Tuesday 6 April 2010

How to tell Republicans from Democrats

...and here's an old piece published just before health reform was passed.


On the last day, the left and the right…

The last full day of conflict and strategy on the health reform bill.

Here’s the left, negotiating with the various factions on serious issues such as abortion, Roe, the Hyde Amendment, budget concerns, CBO projections, reconciliation, parliamentary process. You know, doing their jobs, serving the people who sent them to Washington.

Here’s the right, showing their giggling-down-the-hall-chased-by-asylum-nurses insanity and wild-eyed desperation. They’re out on the Hill calling Frank a faggot and civil rights campaigner John Lewis a nigger, shrieking that the health reform “proves” that Obama’s too stupid to be president, and circulating a fake memo trying to scare stupid people on the Medicare issue, trying to stop the government from working entirely by stalking the halls of Congress and demanding that the Democrats surmount one needless hurdle after another (“We demand that all representatives bring their birth certificate to the vote!”), screeching that the legislative tools which are okay when used by Republicans are treason when used by Democrats, making ugly noises about their Brownings and their other guns, threatening doomed lawsuits and doomed violent uprisings, and screaming lies about gay HIV patients, tax hikes, rationing, death panels, killing grandma, freebies for gays and blacks and illegals, and abortions.

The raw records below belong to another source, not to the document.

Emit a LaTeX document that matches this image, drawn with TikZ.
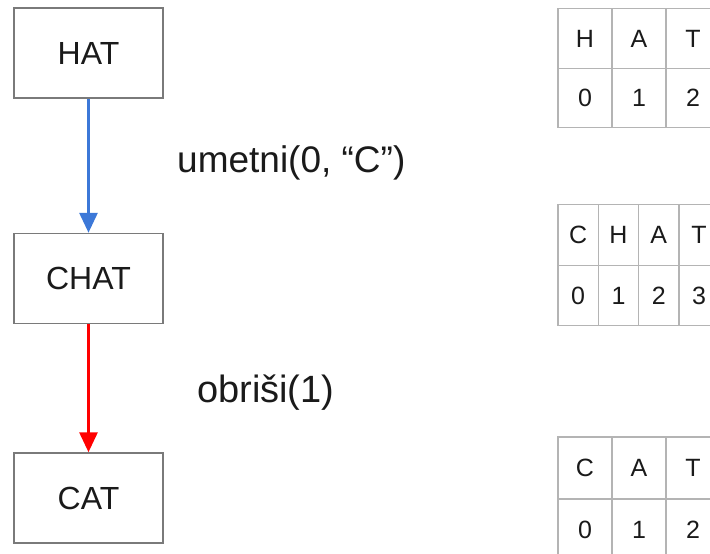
\documentclass[tikz,border=0pt]{standalone}
\usepackage{fontspec}
\setmainfont{Liberation Sans}
\usetikzlibrary{arrows.meta}
\definecolor{boxgray}{HTML}{7A7A7A}
\definecolor{gridgray}{HTML}{B4B4B4}
\definecolor{txt}{HTML}{1A1A1A}
\definecolor{gblue}{HTML}{3C78D8}
\definecolor{gred}{HTML}{FF0000}
\tikzset{
  wordbox/.style={draw=boxgray, line width=1.5pt, minimum width=149pt, minimum height=90pt, inner sep=0pt, text=txt, font=\fontsize{32}{38}\selectfont},
  oplabel/.style={anchor=base west, inner sep=0pt, text=txt, font=\fontsize{37}{44}\selectfont},
  cell/.style={draw=gridgray, line width=1.3pt, inner sep=0pt, text=txt, font=\fontsize{25}{30}\selectfont},
  wide/.style={cell, minimum width=54pt, minimum height=59.5pt},
  narrow/.style={cell, minimum width=40.3pt, minimum height=60.5pt},
  oparrow/.style={line width=3pt, -{Triangle[length=20pt, width=18pt]}},
}
\begin{document}
\begin{tikzpicture}[x=1pt, y=-1pt]
\useasboundingbox (0,0) rectangle (710,554);
\fill[white] (0,0) rectangle (710,554);
% word boxes
\node[wordbox] (hat) at (88.5,53) {HAT};
\node[wordbox] (chat) at (88.5,278.5) {CHAT};
\node[wordbox] (cat) at (88.5,498) {CAT};
% arrows
\draw[oparrow, gblue] (hat.south) -- (chat.north);
\draw[oparrow, gred] (chat.south) -- (cat.north);
% labels
\node[oplabel] (ins) at (177,172) {umetni(0, “C”)};
\node[oplabel, font=\fontsize{38}{45}\selectfont] (del) at (197,402.5) {obriši(1)};
% HAT table
\node[wide] (t1a) at (585,38.5) {H};
\node[wide] (t1b) at (639,38.5) {A};
\node[wide] (t1c) at (693,38.5) {T};
\node[wide] (t1d) at (585,98) {0};
\node[wide] (t1e) at (639,98) {1};
\node[wide] (t1f) at (693,98) {2};
% CHAT table
\node[narrow] (t2a) at (578.15,235) {C};
\node[narrow] (t2b) at (618.45,235) {H};
\node[narrow] (t2c) at (658.75,235) {A};
\node[narrow] (t2d) at (699.05,235) {T};
\node[narrow] (t2e) at (578.15,295.5) {0};
\node[narrow] (t2f) at (618.45,295.5) {1};
\node[narrow] (t2g) at (658.75,295.5) {2};
\node[narrow] (t2h) at (699.05,295.5) {3};
% CAT table
\node[wide, minimum height=62pt] (t3a) at (585,468) {C};
\node[wide, minimum height=62pt] (t3b) at (639,468) {A};
\node[wide, minimum height=62pt] (t3c) at (693,468) {T};
\node[wide, minimum height=62pt] (t3d) at (585,530) {0};
\node[wide, minimum height=62pt] (t3e) at (639,530) {1};
\node[wide, minimum height=62pt] (t3f) at (693,530) {2};
\end{tikzpicture}
\end{document}
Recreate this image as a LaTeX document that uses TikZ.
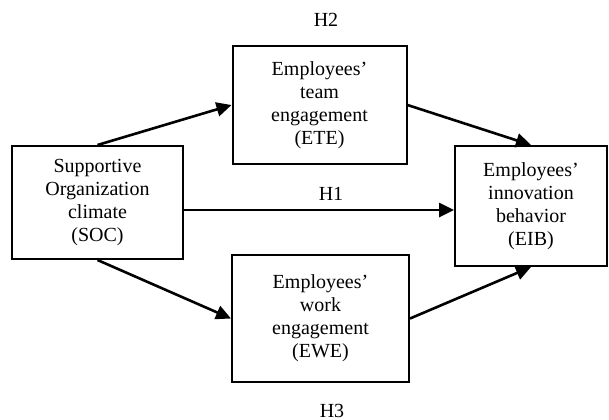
\documentclass[tikz,border=0pt]{standalone}
\usepackage{fontspec}
\setmainfont{Liberation Serif}
\usepackage{tikz}
\usetikzlibrary{positioning,calc,arrows.meta}
\definecolor{line-col}{rgb}{0,0,0}

\tikzset{
varbox/.style={draw=line-col, line width=1pt, align=center, inner sep=0pt,
  font=\fontsize{10pt}{11.5pt}\selectfont},
path-arrow/.style={draw=line-col, line width=1.3pt,
  -{Triangle[length=7.5pt,width=7pt]}},
hyp/.style={font=\fontsize{10pt}{11.5pt}\selectfont, inner sep=0pt}
}

\begin{document}
\begin{tikzpicture}[x=0.5pt,y=-0.5pt]
\useasboundingbox (0,0) rectangle (609,419);%page frame

% the four variables
\node [name=SOC, varbox, minimum width=85.5pt, minimum height=56.5pt] at (97.5,202.5)
{Supportive\\Organization\\climate\\(SOC)};
\node [name=ETE, varbox, minimum width=87pt, minimum height=59pt] at (319.5,105)
{Employees’\\team\\engagement\\(ETE)};
\node [name=EWE, varbox, minimum width=88.5pt, minimum height=63.5pt] at (320.5,318.5)
{Employees’\\work\\engagement\\(EWE)};
\node [name=EIB, varbox, minimum width=76pt, minimum height=60pt] at (531,206)
{Employees’\\innovation\\behavior\\(EIB)};

% paths
\coordinate (h1start) at ($(SOC.east)+(0,-3.75pt)$);
\draw [path-arrow] (SOC.north) -- (ETE.west);
\draw [path-arrow] (ETE.east) -- (EIB.north);
\draw [path-arrow] (h1start) -- (h1start -| EIB.west);
\draw [path-arrow] (SOC.south) -- (EWE.west);
\draw [path-arrow] (EWE.east) -- (EIB.south);

% hypotheses
\node [name=H2, hyp] at (326,19.5) {H2};
\node [name=H1, hyp] at (331,194) {H1};
\node [name=H3, hyp] at (332,411) {H3};

\end{tikzpicture}
\end{document}
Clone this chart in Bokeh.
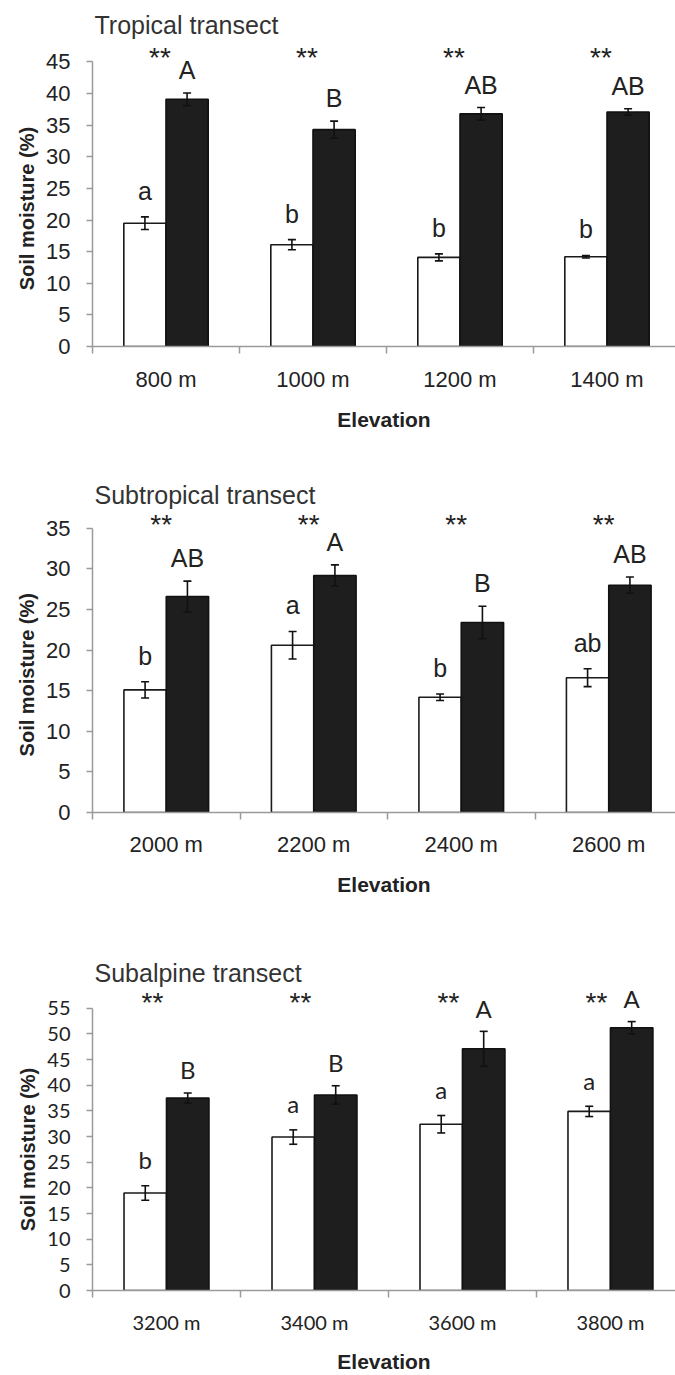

One of these lunatics hopes to be “Speaker Boehner” so he can have that tanning bed right there in his office, for himself and for any subteen girl with body image problems who happens to stop by.

One of them hopes to be “Majority Leader McConnell” so he can stop the government from functioning entirely.

And one of these deranged doppelgangers will be Obama’s 2012 opponent. Let’s keep that in mind. The first time since William Jennings Bryan and Horace Greeley that we face the prospect of having a major national party nominate someone who is clinically insane (although we also had a close call with Curtis LeMay and Pat Robertson).